Democracy and Reducing Civil Strife. One important advantage of an exit option is that it overcomes obstacles to democracy in existing institutions. Current news accounts report that the only persons who are allowed to vote in Kuwait are men whose forbearers lived in there in 1920. There is a coherent rationale to such a rule in a world that does not recognize equal claims to territory and resources. Kuwait is rich from oil that happens to be found under its territory. It is rich enough to hire many workers from elsewhere to perform valuable tasks. But if these persons are allowed to vote, they can be expected to insist on a government that gives the population as a whole a greater share of oil revenues. And if that should happen, more people will come to Kuwait just so that they too can share in the oil wealth. A democratic government in Kuwait can be expected to enact strict immigration controls so that the persons who are already there will not have to share the oil wealth with newcomers.

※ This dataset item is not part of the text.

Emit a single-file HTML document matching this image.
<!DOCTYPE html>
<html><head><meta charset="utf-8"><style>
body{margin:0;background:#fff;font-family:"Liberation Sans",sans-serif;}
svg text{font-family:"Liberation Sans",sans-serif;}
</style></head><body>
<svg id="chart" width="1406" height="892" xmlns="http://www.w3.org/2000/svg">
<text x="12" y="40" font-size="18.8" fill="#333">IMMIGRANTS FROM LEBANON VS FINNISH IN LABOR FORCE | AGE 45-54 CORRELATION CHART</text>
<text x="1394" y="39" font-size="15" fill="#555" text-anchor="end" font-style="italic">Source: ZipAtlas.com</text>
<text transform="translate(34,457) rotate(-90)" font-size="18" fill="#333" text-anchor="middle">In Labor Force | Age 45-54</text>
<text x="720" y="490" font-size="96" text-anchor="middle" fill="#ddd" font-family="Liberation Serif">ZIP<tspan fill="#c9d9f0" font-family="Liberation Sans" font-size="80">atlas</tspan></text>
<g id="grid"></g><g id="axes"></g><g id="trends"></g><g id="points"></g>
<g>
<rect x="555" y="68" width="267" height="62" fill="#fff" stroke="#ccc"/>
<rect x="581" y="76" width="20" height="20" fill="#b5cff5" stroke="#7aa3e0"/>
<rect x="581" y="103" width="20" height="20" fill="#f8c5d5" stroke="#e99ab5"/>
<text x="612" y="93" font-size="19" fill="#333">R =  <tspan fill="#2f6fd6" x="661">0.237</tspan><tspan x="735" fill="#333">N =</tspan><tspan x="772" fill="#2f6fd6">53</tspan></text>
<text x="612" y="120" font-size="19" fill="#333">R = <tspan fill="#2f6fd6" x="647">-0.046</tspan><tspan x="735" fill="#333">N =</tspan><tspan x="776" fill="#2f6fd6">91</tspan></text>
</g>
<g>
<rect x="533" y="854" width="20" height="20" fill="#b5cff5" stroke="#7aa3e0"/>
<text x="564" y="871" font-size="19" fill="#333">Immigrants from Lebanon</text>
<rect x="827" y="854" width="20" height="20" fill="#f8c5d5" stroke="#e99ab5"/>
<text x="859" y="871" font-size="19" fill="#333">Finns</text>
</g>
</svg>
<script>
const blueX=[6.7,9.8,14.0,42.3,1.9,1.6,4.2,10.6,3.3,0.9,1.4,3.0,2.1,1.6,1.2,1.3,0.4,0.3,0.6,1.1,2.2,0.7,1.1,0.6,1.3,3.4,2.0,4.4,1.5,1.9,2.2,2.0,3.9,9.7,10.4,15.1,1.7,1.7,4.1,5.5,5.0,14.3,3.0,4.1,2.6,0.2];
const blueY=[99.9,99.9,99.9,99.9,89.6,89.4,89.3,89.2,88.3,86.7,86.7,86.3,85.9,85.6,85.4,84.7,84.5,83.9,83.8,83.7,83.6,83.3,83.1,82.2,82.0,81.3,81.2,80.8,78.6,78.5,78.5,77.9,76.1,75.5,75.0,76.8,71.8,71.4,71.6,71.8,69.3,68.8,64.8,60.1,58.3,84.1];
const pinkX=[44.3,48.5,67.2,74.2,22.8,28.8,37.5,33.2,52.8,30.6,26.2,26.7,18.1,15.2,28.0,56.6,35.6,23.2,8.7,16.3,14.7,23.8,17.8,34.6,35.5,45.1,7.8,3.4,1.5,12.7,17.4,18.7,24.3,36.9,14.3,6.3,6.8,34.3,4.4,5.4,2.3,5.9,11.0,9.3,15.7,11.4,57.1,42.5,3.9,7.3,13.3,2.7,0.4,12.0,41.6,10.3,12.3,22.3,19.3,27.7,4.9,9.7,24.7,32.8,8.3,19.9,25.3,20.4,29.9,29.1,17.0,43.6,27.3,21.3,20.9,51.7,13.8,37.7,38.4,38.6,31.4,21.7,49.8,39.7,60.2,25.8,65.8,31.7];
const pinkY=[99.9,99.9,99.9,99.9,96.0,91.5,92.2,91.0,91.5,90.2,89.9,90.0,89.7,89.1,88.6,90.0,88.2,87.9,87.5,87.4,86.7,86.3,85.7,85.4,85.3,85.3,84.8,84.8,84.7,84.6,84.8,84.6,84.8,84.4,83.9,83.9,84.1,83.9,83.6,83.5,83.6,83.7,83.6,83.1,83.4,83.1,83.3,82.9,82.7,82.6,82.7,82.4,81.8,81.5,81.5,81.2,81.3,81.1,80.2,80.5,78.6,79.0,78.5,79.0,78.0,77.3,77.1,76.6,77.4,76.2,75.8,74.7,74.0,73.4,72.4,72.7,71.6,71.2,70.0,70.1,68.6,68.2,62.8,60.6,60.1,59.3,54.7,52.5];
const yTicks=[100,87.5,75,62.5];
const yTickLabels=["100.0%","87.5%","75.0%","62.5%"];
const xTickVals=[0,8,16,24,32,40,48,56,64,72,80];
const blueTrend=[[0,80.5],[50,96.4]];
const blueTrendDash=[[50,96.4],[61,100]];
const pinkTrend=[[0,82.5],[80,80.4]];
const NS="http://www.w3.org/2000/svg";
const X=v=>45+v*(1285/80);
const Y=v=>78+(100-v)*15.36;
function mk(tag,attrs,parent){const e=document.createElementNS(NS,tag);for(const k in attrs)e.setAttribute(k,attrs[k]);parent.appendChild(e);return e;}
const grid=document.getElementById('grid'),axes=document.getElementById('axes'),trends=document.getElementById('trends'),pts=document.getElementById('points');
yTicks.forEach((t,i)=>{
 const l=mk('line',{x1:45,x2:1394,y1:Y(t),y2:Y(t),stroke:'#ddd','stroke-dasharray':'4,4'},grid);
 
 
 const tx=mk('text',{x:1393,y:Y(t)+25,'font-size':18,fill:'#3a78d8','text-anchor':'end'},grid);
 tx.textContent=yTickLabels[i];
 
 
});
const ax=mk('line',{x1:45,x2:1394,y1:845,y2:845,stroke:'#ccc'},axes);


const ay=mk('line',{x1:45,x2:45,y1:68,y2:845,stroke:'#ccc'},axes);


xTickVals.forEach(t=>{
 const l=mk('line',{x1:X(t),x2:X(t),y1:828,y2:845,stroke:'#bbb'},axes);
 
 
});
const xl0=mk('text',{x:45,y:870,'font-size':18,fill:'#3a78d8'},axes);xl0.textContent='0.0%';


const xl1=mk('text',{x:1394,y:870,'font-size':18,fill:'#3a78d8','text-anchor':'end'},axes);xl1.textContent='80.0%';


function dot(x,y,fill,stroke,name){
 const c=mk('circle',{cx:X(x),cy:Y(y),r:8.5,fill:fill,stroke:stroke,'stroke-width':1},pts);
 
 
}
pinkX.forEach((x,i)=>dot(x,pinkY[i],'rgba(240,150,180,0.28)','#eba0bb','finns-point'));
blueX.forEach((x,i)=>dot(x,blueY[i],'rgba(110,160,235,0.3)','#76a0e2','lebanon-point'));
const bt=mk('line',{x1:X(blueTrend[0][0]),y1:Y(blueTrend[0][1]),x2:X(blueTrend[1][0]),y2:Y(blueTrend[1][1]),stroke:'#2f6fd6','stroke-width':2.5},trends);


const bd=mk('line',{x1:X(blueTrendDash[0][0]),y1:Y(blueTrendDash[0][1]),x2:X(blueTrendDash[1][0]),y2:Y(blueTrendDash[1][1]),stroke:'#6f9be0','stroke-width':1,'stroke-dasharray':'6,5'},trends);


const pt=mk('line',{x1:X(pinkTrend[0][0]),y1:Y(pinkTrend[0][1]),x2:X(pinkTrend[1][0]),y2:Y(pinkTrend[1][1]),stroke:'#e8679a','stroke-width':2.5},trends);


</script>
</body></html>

The rejection of democratic rights for people who moved to Kuwait after oil was discovered there, or the artificial restriction on immigration that can be expected if all residents are allowed to vote, are both avoided if oil wealth is, in effect, shared on a world-wide basis. It is then not necessary to restrict people's democratic or immigration opportunities out of concern that these opportunities will be used by them to acquire more of the oil wealth for themselves.

So much political struggle and civil strife is concerned with who will be able to dominate whom. We can go a long way toward eliminating these domains of struggle and strife if we can come to a shared, world-wide understanding that every nation's claim to territory and resources (or compensation) is proportional to the number of persons who freely choose to be citizens of that nation.


Footnotes


  1. Mentioned without citation by Konrad Lorenz in On Aggression, New York: Harcourt(1966)p.27.
  2. Ibid., p. 35.
  3. My source for this is conversations with Gordon Tullock, who became an oriental expert in the course of his career in the Foreign Service.